When I got to the point where I finished everything that didn’t require the use of the Internet, I fished out my trusty ethernet cable and connected to the Internet.  Unfortunately, that meant that I was unable to get Internet access from anywhere I wanted in the house, because I was limited to the length of the cable.  This was a luxury that I will have to deal with until I get my wireless problem fixed.  I had to sacrifice physical mobility in order to reach my digital destination. 
Needless to say, I was unhappy with this situation.  I was tethered to the wall by a 5 foot short cable, like a pet leashed to her owner.  Like a prisoner bound to the cell wall.  Like an unborn baby attached to her mother by a thin umbilical cord, feeding her the packets of information that she so greedily craves to keep her digital life alive. 
Isn’t that what we are?  Aren’t we just like babies - naive, unsure of the world around us - connected to our all-knowing mother, the Internet, through a series of networked cables that feed information to our hungry, curious minds?  In my case, the cable is dusty and grey.  
We are collecting information, non-stop, trying to organize the world’s knowledge into a database that we can easily access.  We are so absorbed in making this infinite Tower of Babel that we feel disoriented when we no longer have access to it.  Is this controlling our life, or are we controlling the life that we are living in?  Are all our efforts put into the quest for unbounded knowledge that our lives are centred around it?  Does my ethernet cable constrain and dictate what I do, or am I in control of when and where I have Internet? 

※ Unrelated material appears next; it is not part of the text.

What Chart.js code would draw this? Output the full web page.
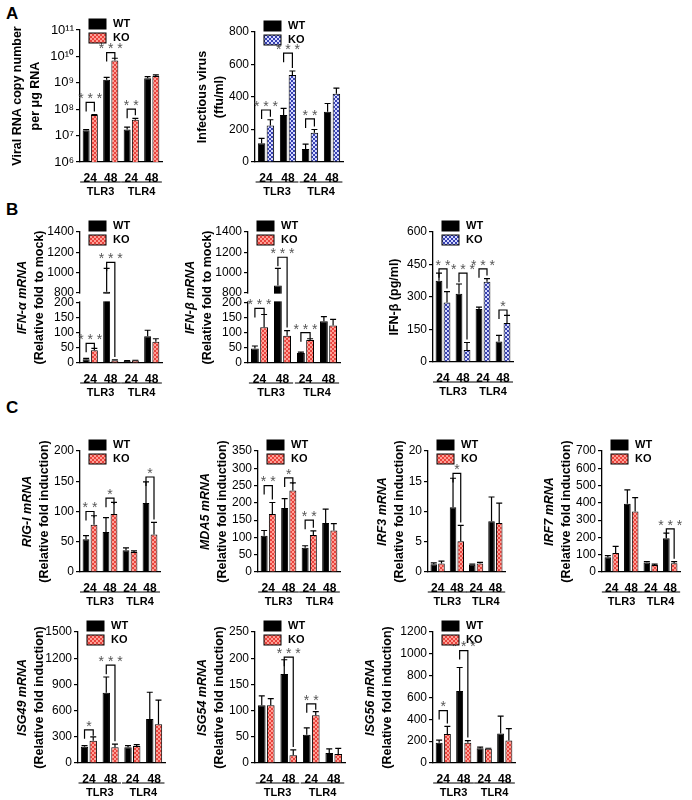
<!DOCTYPE html>
<html><head><meta charset="utf-8">
<script src="https://cdn.jsdelivr.net/npm/chart.js@4"></script>
<style>
body{margin:0;background:#fff;width:692px;height:800px;position:relative;overflow:hidden;font-family:"Liberation Sans",Arial,sans-serif}
canvas{position:absolute}
.lt{position:absolute;font:bold 17px "Liberation Sans",Arial;}
</style></head><body>
<div class="lt" style="left:6px;top:4px">A</div>
<div class="lt" style="left:6px;top:200px">B</div>
<div class="lt" style="left:6px;top:398px">C</div>
<script>
// categories
const cats = ['24', '48', '24', '48'];
const groups = ['TLR3', 'TLR4'];

// A: viral RNA (log) and infectious virus
const rnaWT = [1.6e7, 1.3e9, 1.7e7, 1.5e9], rnaKO = [6e7, 7e9, 4e7, 1.8e9];
const rnaWTErr = [0.1e7, 0.3e9, 0.4e7, 0.2e9], rnaKOErr = [0.3e7, 1.5e9, 0.5e7, 0.2e9];
const virWT = [115, 290, 80, 310], virKO = [225, 535, 180, 420];
const virWTErr = [30, 40, 30, 50], virKOErr = [35, 25, 20, 35];

// B: IFN
const ifnaWT = [12, 810, 7, 88], ifnaKO = [42, 8, 8, 70];
const ifnaWTErr = [3, 230, 1, 20], ifnaKOErr = [6, 2, 1, 10];
const ifnbWT = [48, 870, 33, 138], ifnbKO = [118, 90, 76, 124];
const ifnbWTErr = [8, 170, 3, 15], ifnbKOErr = [42, 17, 4, 20];
const protWT = [375, 315, 245, 95], protKO = [275, 55, 370, 180];
const protWTErr = [35, 45, 8, 28], protKOErr = [50, 35, 15, 35];

// C: ISGs
const rigWT = [54, 66, 36, 114], rigKO = [78, 96, 33, 62];
const rigWTErr = [6, 24, 4, 35], rigKOErr = [15, 19, 2, 20];
const mdaWT = [105, 185, 70, 142], mdaKO = [168, 236, 107, 120];
const mdaWTErr = [15, 27, 6, 40], mdaKOErr = [33, 22, 12, 20];
const irf3WT = [1.3, 10.7, 1.2, 8.4], irf3KO = [1.4, 5.1, 1.4, 8.1];
const irf3WTErr = [0.2, 4.8, 0.1, 4.0], irf3KOErr = [0.4, 2.6, 0.2, 3.3];
const irf7WT = [85, 395, 55, 195], irf7KO = [110, 350, 40, 50];
const irf7WTErr = [10, 80, 5, 30], irf7KOErr = [38, 80, 5, 10];
const isg49WT = [185, 805, 180, 505], isg49KO = [255, 180, 195, 445];
const isg49WTErr = [15, 180, 20, 305], isg49KOErr = [45, 35, 15, 275];
const isg54WT = [110, 170, 54, 19], isg54KO = [110, 15, 91, 17];
const isg54WTErr = [18, 27, 13, 8], isg54KOErr = [13, 10, 7, 11];
const isg56WT = [185, 660, 135, 270], isg56KO = [265, 185, 130, 205];
const isg56WTErr = [25, 215, 10, 160], isg56KOErr = [70, 20, 5, 110];

// broken-axis ticks for IFN mRNA
const brokenTicks = [0, 50, 100, 150, 200, 800, 1000, 1200, 1400];
const brk = v => v <= 200 ? v : 232 + (v - 800) / 3;

function pattern(base, light) {
  const c = document.createElement('canvas'); c.width = c.height = 4;
  const x = c.getContext('2d');
  x.fillStyle = base; x.fillRect(0, 0, 4, 4);
  x.fillStyle = light; x.fillRect(0, 0, 2, 2); x.fillRect(2, 2, 2, 2);
  return x.createPattern(c, 'repeat');
}
const RED = pattern('#e8433d', '#ffa096'), BLUE = pattern('#3640b0', '#d5d9ff');

const panels = [
  { ax: 80, right: 162, top: 30, bottom: 162, wt: rnaWT, ko: rnaKO, we: rnaWTErr, ke: rnaKOErr, log: true, min: 1e6, max: 1e11,
    title: [['Viral RNA copy number', 0], ['per \u03bcg RNA', 0]], tOff: [-62, -44], ko_fill: RED,
    sig: [[0, '***', 1.8e8], [1, '***', 1.4e10], [2, '**', 1.0e8]] },
  { ax: 255, right: 343, top: 32, bottom: 162, wt: virWT, ko: virKO, we: virWTErr, ke: virKOErr, ticks: [0, 200, 400, 600, 800],
    title: [['Infectious virus', 0], ['(ffu/ml)', 0]], tOff: [-52, -35], ko_fill: BLUE,
    sig: [[0, '***', 320], [1, '***', 670], [2, '**', 265]] },
  { ax: 80, right: 162, top: 232, bottom: 363, wt: ifnaWT, ko: ifnaKO, we: ifnaWTErr, ke: ifnaKOErr, broken: true,
    title: [['IFN-\u03b1 mRNA', 1], ['(Relative fold to mock)', 0]], tOff: [-57, -40], ko_fill: RED,
    sig: [[0, '***', 65], [1, '***', 1100]] },
  { ax: 248, right: 340, top: 232, bottom: 363, wt: ifnbWT, ko: ifnbKO, we: ifnbWTErr, ke: ifnbKOErr, broken: true,
    title: [['IFN-\u03b2 mRNA', 1], ['(Relative fold to mock)', 0]], tOff: [-57, -40], ko_fill: RED,
    sig: [[0, '***', 180], [1, '***', 1150], [2, '***', 100]] },
  { ax: 433, right: 513, top: 232, bottom: 362, wt: protWT, ko: protKO, we: protWTErr, ke: protKOErr, ticks: [0, 150, 300, 450, 600],
    title: [['IFN-\u03b2 (pg/ml)', 0]], tOff: [-38], ko_fill: BLUE,
    sig: [[0, '**', 430], [1, '***', 410], [2, '***', 430], [3, '*', 240]] },
  { ax: 80, right: 160, top: 451, bottom: 572, wt: rigWT, ko: rigKO, we: rigWTErr, ke: rigKOErr, ticks: [0, 50, 100, 150, 200],
    title: [['RIG-I mRNA', 1], ['(Relative fold induction)', 0]], tOff: [-52, -35], ko_fill: RED,
    sig: [[0, '**', 100], [1, '*', 122], [3, '*', 157]] },
  { ax: 258, right: 340, top: 451, bottom: 572, wt: mdaWT, ko: mdaKO, we: mdaWTErr, ke: mdaKOErr, ticks: [0, 50, 100, 150, 200, 250, 300, 350],
    title: [['MDA5 mRNA', 1], ['(Relative fold induction)', 0]], tOff: [-52, -35], ko_fill: RED,
    sig: [[0, '**', 250], [1, '*', 272], [2, '**', 150]] },
  { ax: 428, right: 505, top: 451, bottom: 572, wt: irf3WT, ko: irf3KO, we: irf3WTErr, ke: irf3KOErr, ticks: [0, 5, 10, 15, 20],
    title: [['IRF3 mRNA', 1], ['(Relative fold induction)', 0]], tOff: [-45, -28], ko_fill: RED,
    sig: [[1, '*', 16.3]] },
  { ax: 602, right: 680, top: 451, bottom: 572, wt: irf7WT, ko: irf7KO, we: irf7WTErr, ke: irf7KOErr, ticks: [0, 100, 200, 300, 400, 500, 600, 700],
    title: [['IRF7 mRNA', 1], ['(Relative fold induction)', 0]], tOff: [-52, -35], ko_fill: RED,
    sig: [[3, '***', 250]] },
  { ax: 78, right: 165, top: 632, bottom: 763, wt: isg49WT, ko: isg49KO, we: isg49WTErr, ke: isg49KOErr, ticks: [0, 300, 600, 900, 1200, 1500],
    title: [['ISG49 mRNA', 1], ['(Relative fold induction)', 0]], tOff: [-55, -38], ko_fill: RED,
    sig: [[0, '*', 380], [1, '***', 1120]] },
  { ax: 255, right: 345, top: 632, bottom: 763, wt: isg54WT, ko: isg54KO, we: isg54WTErr, ke: isg54KOErr, ticks: [0, 50, 100, 150, 200, 250],
    title: [['ISG54 mRNA', 1], ['(Relative fold induction)', 0]], tOff: [-52, -35], ko_fill: RED,
    sig: [[1, '***', 202], [2, '**', 113]] },
  { ax: 433, right: 515, top: 632, bottom: 763, wt: isg56WT, ko: isg56KO, we: isg56WTErr, ke: isg56KOErr, ticks: [0, 200, 400, 600, 800, 1000, 1200],
    title: [['ISG56 mRNA', 1], ['(Relative fold induction)', 0]], tOff: [-62, -45], ko_fill: RED,
    sig: [[0, '*', 480], [1, '***', 1030]] }
];

const YW = 72, PADT = 18, XH = 42;
const FONT = '"Liberation Sans", Arial, sans-serif';

const decor = {
  id: 'decor',
  afterDatasetsDraw(chart) {
    const p = chart.options.plugins.decor.p, ctx = chart.ctx, y = chart.scales.y, a = chart.chartArea;
    const T = v => p.broken ? brk(v) : v;
    ctx.save();
    if (p.broken) {
      ctx.fillStyle = '#fff';
      ctx.fillRect(a.left - 3, y.getPixelForValue(232) + 1, a.right - a.left + 3, y.getPixelForValue(200) - y.getPixelForValue(232) - 2);
    }
    ctx.strokeStyle = '#000'; ctx.lineWidth = 1.2;
    [[0, p.wt, p.we], [1, p.ko, p.ke]].forEach(([d, vals, errs]) => {
      chart.getDatasetMeta(d).data.forEach((bar, i) => {
        const y0 = y.getPixelForValue(T(vals[i])), y1 = y.getPixelForValue(T(vals[i] + errs[i]));
        ctx.beginPath(); ctx.moveTo(bar.x, y0); ctx.lineTo(bar.x, y1);
        ctx.moveTo(bar.x - 3, y1); ctx.lineTo(bar.x + 3, y1); ctx.stroke();
      });
    });
    p.sig.forEach(([i, stars, lvl]) => {
      const bw = chart.getDatasetMeta(0).data[i], bk = chart.getDatasetMeta(1).data[i];
      const ly = y.getPixelForValue(T(lvl));
      const ky = Math.max(ly + 6, y.getPixelForValue(T(p.ko[i] + p.ke[i])) - 3);
      ctx.beginPath(); ctx.moveTo(bw.x, ly + 9); ctx.lineTo(bw.x, ly); ctx.lineTo(bk.x, ly); ctx.lineTo(bk.x, ky); ctx.stroke();
      ctx.fillStyle = '#555'; ctx.font = '14px ' + FONT; ctx.textAlign = 'center'; ctx.textBaseline = 'bottom';
      ctx.fillText(stars.split('').join(' '), (bw.x + bk.x) / 2, ly + 4);
    });
    ctx.restore();
  },
  afterDraw(chart) {
    const p = chart.options.plugins.decor.p, ctx = chart.ctx, a = chart.chartArea;
    ctx.save();
    // legend
    [['WT', '#000', -11], ['KO', p.ko_fill, 3]].forEach(([t, f, dy]) => {
      ctx.fillStyle = f; ctx.fillRect(a.left + 9, a.top + dy, 17, 10);
      ctx.strokeStyle = '#000'; ctx.lineWidth = 1; ctx.strokeRect(a.left + 9, a.top + dy, 17, 10);
      ctx.fillStyle = '#000'; ctx.font = 'bold 11px ' + FONT; ctx.textAlign = 'left'; ctx.textBaseline = 'middle';
      ctx.fillText(t, a.left + 33, a.top + dy + 5);
    });
    // group lines
    const m0 = chart.getDatasetMeta(0).data, m1 = chart.getDatasetMeta(1).data;
    ctx.lineWidth = 1.2; ctx.strokeStyle = '#000';
    [[0, 1], [2, 3]].forEach(([s, e], g) => {
      const x0 = m0[s].x - 6, x1 = m1[e].x + 6;
      ctx.beginPath(); ctx.moveTo(x0, a.bottom + 20); ctx.lineTo(x1, a.bottom + 20); ctx.stroke();
      ctx.fillStyle = '#000'; ctx.font = 'bold 11px ' + FONT; ctx.textAlign = 'center'; ctx.textBaseline = 'top';
      ctx.fillText(groups[g], (x0 + x1) / 2, a.bottom + 24);
    });
    // y title
    const cy = (a.top + a.bottom) / 2;
    p.title.forEach(([t, it], k) => {
      ctx.save(); ctx.translate(a.left + p.tOff[k], cy); ctx.rotate(-Math.PI / 2);
      ctx.fillStyle = '#000'; ctx.font = (it ? 'italic ' : '') + 'bold 12.5px ' + FONT;
      ctx.textAlign = 'center'; ctx.textBaseline = 'middle';
      ctx.fillText(t, 0, 0);
      ctx.restore();
    });
    ctx.restore();
  }
};

const sup = { '0': '\u2070', '1': '\u00b9', '6': '\u2076', '7': '\u2077', '8': '\u2078', '9': '\u2079' };

panels.forEach(p => {
  const cv = document.createElement('canvas');
  const left = p.ax - YW, top = p.top - PADT;
  cv.width = p.right - left + 4; cv.height = p.bottom - top + XH;
  cv.style.left = left + 'px'; cv.style.top = top + 'px';
  document.body.appendChild(cv);
  const T = v => p.broken ? brk(v) : v;
  let yScale;
  const tickFont = { family: FONT, size: 12 };
  const common = {
    border: { color: '#000', width: 1.3 },
    grid: { display: true, drawOnChartArea: false, drawTicks: true, tickLength: 4, color: '#000', lineWidth: 1.2 },
    afterFit: s => { s.width = YW; }
  };
  if (p.log) {
    yScale = Object.assign({ type: 'logarithmic', min: p.min, max: p.max,
      afterBuildTicks: s => { s.ticks = [6, 7, 8, 9, 10, 11].map(e => ({ value: Math.pow(10, e) })); },
      ticks: { font: { family: FONT, size: 13 }, color: '#000', padding: 2, autoSkip: false,
        callback: v => '10' + String(Math.round(Math.log10(v))).split('').map(c => sup[c]).join('') } }, common);
  } else if (p.broken) {
    yScale = Object.assign({ type: 'linear', min: 0, max: brk(1400),
      afterBuildTicks: s => { s.ticks = brokenTicks.map(v => ({ value: brk(v) })); },
      ticks: { font: tickFont, color: '#000', padding: 2, autoSkip: false,
        callback: v => { const k = brokenTicks.findIndex(t => Math.abs(brk(t) - v) < 0.01); return k < 0 ? '' : String(brokenTicks[k]); } } }, common);
  } else {
    yScale = Object.assign({ type: 'linear', min: 0, max: p.ticks[p.ticks.length - 1],
      afterBuildTicks: s => { s.ticks = p.ticks.map(v => ({ value: v })); },
      ticks: { font: tickFont, color: '#000', padding: 2, autoSkip: false, callback: v => String(v) } }, common);
  }
  new Chart(cv, {
    type: 'bar',
    data: {
      labels: cats,
      datasets: [
        { label: 'WT', data: p.wt.map(T), backgroundColor: '#000', borderColor: '#000', borderWidth: 1 },
        { label: 'KO', data: p.ko.map(T), backgroundColor: p.ko_fill, borderColor: '#000', borderWidth: 1 }
      ]
    },
    options: {
      responsive: false, animation: false, devicePixelRatio: 1,
      layout: { padding: { top: PADT, right: 4, left: 0, bottom: 0 } },
      categoryPercentage: 0.8, barPercentage: 0.85,
      scales: {
        x: { border: { color: '#000', width: 1.3 }, grid: { display: false },
          ticks: { font: { family: FONT, size: 12, weight: 'bold' }, color: '#000', padding: 1,
            maxRotation: 0, minRotation: 0, autoSkip: false },
          afterFit: s => { s.height = XH; } },
        y: yScale
      },
      plugins: { legend: { display: false }, tooltip: { enabled: false }, decor: { p } }
    },
    plugins: [decor]
  });
});
</script>
</body></html>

Maybe the joke that I told at the beginning of this blog isn’t really a joke, afterall.  There are those who understand binary, and those who don’t.  We can break down the information that we have found into a series of ones and zeros that the machine can understand, so that it may take that information and catalogue it for us.  Humans may think that they are both types of people in this world since they programed the binary code into the machine, but the majority of us have no clue what’s going on.  It’s a dying language for the humans, and it’s just the beginning of life for the machines.  Machines will still stand when we die.  It is all knowing and it knows nothing. 



Stay connected,
Bonnie and Clyde, the 10 types of people in this world.